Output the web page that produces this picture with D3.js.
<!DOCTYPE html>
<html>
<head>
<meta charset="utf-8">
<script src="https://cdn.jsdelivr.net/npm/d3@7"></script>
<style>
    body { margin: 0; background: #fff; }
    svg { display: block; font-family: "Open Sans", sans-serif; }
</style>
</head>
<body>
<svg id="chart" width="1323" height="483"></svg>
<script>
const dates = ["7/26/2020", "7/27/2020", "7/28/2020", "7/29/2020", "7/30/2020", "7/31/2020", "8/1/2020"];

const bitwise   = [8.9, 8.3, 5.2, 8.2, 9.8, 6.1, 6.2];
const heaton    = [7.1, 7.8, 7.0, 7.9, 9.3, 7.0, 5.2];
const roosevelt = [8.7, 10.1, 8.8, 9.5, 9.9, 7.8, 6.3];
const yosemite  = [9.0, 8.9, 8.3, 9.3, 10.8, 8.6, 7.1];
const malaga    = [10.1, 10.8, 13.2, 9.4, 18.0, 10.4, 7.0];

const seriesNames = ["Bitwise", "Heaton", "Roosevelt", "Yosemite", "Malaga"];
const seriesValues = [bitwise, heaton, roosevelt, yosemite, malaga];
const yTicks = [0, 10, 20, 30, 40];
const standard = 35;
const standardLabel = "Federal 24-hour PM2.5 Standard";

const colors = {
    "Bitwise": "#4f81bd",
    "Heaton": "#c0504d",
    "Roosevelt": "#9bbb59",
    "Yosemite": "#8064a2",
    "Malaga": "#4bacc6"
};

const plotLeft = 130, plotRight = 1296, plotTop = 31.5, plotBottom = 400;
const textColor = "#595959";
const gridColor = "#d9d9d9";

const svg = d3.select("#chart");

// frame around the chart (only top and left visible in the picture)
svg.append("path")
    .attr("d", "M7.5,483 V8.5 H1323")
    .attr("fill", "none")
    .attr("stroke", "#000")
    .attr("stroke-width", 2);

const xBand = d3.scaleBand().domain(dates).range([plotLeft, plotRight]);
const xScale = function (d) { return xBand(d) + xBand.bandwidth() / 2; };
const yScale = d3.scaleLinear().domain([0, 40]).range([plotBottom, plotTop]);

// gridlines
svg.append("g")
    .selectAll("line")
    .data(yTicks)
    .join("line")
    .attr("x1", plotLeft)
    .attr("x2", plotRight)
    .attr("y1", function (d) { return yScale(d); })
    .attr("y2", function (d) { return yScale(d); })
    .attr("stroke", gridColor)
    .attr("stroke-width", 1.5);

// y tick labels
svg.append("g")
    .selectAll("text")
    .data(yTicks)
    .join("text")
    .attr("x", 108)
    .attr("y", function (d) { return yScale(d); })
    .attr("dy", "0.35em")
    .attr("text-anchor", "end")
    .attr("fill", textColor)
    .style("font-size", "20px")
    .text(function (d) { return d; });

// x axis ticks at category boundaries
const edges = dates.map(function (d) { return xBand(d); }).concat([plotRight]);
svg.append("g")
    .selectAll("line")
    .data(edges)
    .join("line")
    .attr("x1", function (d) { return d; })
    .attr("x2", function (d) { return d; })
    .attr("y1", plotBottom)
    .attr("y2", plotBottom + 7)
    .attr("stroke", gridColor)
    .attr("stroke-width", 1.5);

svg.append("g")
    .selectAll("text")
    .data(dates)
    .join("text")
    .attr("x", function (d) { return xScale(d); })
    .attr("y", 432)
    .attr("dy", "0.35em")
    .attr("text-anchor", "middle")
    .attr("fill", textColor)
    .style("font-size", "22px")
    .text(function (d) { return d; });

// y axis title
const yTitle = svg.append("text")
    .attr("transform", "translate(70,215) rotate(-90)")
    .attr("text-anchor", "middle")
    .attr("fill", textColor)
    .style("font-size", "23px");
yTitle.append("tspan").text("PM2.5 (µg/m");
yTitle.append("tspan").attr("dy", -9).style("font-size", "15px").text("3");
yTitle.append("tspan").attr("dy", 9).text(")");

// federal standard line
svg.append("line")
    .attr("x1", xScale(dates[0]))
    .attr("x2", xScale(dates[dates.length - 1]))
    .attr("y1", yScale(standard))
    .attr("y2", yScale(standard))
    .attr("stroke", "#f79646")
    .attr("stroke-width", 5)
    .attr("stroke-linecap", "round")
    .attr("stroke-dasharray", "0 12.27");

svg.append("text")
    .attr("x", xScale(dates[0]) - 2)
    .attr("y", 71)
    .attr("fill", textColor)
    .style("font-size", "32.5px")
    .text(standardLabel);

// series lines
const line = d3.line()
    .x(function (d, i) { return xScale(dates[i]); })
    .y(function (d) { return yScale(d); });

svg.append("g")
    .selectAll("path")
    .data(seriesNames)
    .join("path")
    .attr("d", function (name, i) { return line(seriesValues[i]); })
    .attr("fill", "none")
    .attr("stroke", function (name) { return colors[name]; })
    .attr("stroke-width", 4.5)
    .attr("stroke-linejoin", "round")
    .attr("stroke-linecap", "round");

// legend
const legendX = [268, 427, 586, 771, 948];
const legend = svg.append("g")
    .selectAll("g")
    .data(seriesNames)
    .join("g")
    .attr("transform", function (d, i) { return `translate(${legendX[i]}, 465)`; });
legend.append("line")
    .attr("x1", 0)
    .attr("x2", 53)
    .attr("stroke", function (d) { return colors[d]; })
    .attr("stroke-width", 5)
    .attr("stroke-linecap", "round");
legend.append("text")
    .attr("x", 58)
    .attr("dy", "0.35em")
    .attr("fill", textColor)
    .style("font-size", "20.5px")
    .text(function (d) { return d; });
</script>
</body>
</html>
• • •
[Written exercise]:
Using the listing above, pull out all lines that hold the word "picture".

[Answer to this exercise]:
Output the web page that produces this picture with D3.js.
// frame around the chart (only top and left visible in the picture)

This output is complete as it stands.